▶ [What is asked]:
Emit the exact text of every line from the line with "Write the Apache ECharts code for this chart." to the line with "const rows = studies.map((s, i)", both ends included. No other output is expected.

▶ [Dataset rows]:
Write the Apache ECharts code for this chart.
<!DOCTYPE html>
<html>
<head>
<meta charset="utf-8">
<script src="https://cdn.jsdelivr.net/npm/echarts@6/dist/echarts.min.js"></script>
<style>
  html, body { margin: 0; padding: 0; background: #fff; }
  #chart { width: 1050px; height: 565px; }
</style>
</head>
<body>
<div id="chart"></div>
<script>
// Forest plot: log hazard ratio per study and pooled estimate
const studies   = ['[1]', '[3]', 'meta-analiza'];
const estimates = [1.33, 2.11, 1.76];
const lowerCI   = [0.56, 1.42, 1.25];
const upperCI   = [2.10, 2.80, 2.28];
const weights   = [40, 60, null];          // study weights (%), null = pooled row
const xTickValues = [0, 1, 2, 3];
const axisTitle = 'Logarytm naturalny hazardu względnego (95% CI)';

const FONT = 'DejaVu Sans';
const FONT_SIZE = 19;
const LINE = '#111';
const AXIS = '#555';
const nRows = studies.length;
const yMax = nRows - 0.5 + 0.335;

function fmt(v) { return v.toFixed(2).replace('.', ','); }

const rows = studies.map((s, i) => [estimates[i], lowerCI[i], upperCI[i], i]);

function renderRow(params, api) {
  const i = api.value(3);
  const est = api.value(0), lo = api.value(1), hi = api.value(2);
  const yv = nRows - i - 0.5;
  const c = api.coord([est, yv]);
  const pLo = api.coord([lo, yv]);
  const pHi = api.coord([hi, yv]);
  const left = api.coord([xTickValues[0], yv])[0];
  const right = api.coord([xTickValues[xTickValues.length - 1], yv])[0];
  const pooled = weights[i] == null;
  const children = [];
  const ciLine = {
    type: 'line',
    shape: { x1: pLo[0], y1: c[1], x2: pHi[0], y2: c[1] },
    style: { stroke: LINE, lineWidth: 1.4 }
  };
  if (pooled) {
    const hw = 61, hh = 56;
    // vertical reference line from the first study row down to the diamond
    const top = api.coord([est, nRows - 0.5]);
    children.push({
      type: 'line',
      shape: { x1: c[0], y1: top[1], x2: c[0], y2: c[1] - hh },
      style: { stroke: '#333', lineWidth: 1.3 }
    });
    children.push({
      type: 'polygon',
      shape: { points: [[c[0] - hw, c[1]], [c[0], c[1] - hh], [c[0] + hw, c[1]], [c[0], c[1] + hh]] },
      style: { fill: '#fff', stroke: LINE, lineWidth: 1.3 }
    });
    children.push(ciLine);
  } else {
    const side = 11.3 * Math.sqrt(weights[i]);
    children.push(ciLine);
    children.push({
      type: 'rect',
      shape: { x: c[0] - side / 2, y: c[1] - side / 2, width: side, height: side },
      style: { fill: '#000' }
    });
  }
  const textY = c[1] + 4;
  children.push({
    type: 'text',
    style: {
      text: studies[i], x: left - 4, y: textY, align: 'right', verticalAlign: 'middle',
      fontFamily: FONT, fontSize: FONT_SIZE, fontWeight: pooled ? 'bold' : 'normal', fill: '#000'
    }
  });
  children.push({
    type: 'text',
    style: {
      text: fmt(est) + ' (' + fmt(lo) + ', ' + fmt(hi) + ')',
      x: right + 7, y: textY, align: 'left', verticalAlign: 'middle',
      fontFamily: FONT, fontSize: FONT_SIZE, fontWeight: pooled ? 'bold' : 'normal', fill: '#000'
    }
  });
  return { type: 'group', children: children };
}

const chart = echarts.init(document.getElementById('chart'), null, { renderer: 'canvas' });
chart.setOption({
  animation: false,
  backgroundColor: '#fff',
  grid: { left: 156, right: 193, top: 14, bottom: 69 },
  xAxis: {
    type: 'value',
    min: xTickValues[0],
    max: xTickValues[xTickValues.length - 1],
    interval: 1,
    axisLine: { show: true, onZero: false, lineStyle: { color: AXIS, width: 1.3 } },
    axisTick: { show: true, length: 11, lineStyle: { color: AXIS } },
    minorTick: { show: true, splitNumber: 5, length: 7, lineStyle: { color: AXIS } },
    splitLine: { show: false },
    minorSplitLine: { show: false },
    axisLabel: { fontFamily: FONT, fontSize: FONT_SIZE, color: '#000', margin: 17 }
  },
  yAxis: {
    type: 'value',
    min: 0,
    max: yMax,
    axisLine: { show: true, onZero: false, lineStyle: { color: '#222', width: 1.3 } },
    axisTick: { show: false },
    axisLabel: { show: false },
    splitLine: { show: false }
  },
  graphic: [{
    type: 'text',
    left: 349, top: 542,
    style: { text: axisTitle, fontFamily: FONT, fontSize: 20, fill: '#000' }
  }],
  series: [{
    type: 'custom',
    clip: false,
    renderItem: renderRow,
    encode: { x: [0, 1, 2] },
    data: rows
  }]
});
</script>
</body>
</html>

---

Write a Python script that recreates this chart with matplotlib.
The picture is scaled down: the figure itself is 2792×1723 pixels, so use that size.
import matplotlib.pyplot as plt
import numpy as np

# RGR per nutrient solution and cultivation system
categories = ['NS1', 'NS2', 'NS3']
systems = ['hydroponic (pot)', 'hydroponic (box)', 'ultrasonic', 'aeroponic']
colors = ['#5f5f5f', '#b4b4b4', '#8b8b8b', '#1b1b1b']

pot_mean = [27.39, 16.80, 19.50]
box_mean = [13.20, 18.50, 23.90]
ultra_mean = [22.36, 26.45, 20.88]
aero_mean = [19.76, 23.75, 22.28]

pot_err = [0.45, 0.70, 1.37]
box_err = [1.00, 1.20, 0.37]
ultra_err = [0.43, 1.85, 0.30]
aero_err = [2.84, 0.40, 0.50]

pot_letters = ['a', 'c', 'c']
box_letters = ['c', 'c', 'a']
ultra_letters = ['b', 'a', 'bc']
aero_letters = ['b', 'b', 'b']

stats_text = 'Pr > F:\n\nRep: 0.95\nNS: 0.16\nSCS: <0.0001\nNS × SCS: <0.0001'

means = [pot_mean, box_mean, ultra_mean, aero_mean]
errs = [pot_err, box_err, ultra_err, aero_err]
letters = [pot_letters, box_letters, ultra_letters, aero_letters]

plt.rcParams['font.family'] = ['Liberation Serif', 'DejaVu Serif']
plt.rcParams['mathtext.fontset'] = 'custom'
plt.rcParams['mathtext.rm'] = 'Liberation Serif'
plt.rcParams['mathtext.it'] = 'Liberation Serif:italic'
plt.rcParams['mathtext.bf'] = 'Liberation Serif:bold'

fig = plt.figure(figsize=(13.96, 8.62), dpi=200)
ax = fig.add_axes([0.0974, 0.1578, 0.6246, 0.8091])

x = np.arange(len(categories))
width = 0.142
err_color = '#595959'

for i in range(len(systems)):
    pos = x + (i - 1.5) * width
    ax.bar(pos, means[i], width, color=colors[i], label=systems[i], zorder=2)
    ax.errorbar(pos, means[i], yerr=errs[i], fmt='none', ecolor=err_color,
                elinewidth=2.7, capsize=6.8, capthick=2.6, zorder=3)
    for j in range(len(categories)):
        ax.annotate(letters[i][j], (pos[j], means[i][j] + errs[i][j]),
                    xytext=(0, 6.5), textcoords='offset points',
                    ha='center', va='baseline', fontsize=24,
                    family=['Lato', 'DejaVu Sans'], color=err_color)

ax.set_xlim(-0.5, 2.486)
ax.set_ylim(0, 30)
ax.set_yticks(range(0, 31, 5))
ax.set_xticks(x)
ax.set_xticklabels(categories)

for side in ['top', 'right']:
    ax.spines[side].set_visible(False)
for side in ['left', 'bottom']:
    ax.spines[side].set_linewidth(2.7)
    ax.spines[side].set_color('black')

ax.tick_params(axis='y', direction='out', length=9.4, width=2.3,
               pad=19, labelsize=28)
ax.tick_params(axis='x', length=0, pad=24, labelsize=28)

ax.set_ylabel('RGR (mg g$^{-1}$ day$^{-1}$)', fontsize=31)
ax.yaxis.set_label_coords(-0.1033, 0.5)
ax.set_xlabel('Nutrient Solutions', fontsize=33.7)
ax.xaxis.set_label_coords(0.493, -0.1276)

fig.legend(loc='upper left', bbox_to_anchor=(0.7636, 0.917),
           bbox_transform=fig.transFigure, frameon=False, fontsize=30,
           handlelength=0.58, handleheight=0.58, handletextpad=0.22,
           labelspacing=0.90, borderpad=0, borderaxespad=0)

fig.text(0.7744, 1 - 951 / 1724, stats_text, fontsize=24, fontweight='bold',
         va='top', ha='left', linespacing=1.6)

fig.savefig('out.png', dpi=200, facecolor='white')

...

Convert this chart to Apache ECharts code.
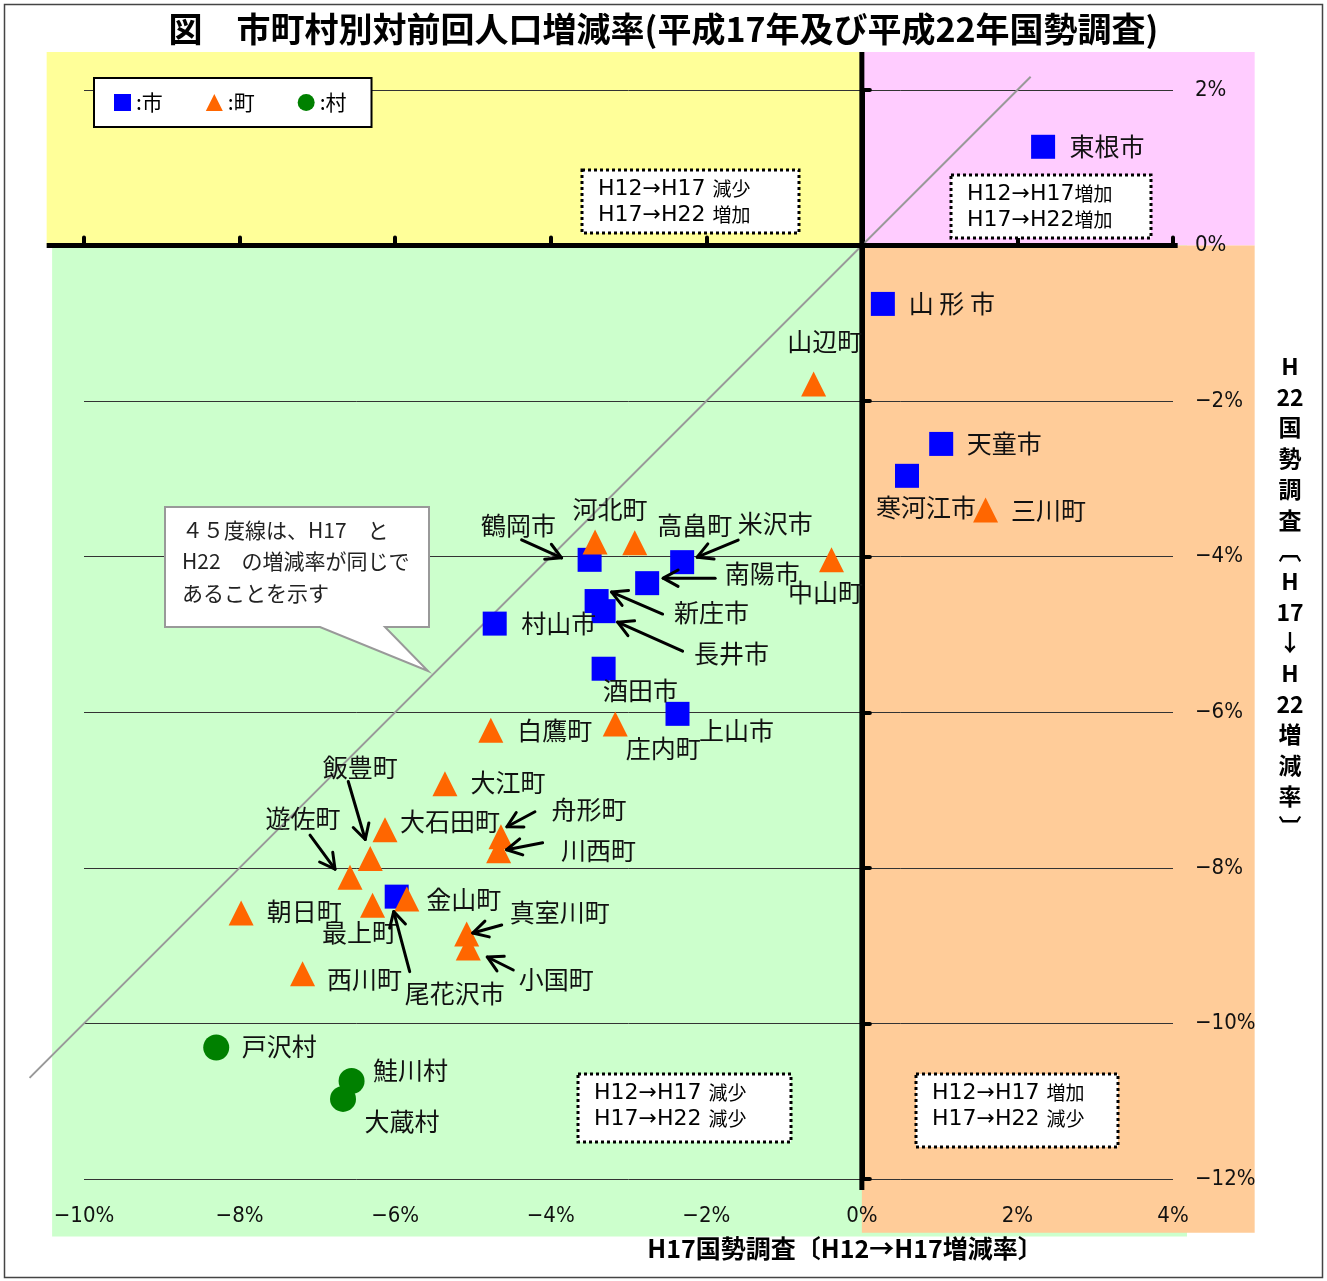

▶ [Expected answer]:
Write the Apache ECharts code for this chart.
<!DOCTYPE html>
<html>
<head>
<meta charset="utf-8">
<script src="https://cdn.jsdelivr.net/npm/echarts@6/dist/echarts.min.js"></script>
<style>
  html, body { margin: 0; padding: 0; background: #fff; }
  #chart { width: 1050px; height: 565px; }
</style>
</head>
<body>
<div id="chart"></div>
<script>
// Forest plot: log hazard ratio per study and pooled estimate
const studies   = ['[1]', '[3]', 'meta-analiza'];
const estimates = [1.33, 2.11, 1.76];
const lowerCI   = [0.56, 1.42, 1.25];
const upperCI   = [2.10, 2.80, 2.28];
const weights   = [40, 60, null];          // study weights (%), null = pooled row
const xTickValues = [0, 1, 2, 3];
const axisTitle = 'Logarytm naturalny hazardu względnego (95% CI)';

const FONT = 'DejaVu Sans';
const FONT_SIZE = 19;
const LINE = '#111';
const AXIS = '#555';
const nRows = studies.length;
const yMax = nRows - 0.5 + 0.335;

function fmt(v) { return v.toFixed(2).replace('.', ','); }

const rows = studies.map((s, i) => [estimates[i], lowerCI[i], upperCI[i], i]);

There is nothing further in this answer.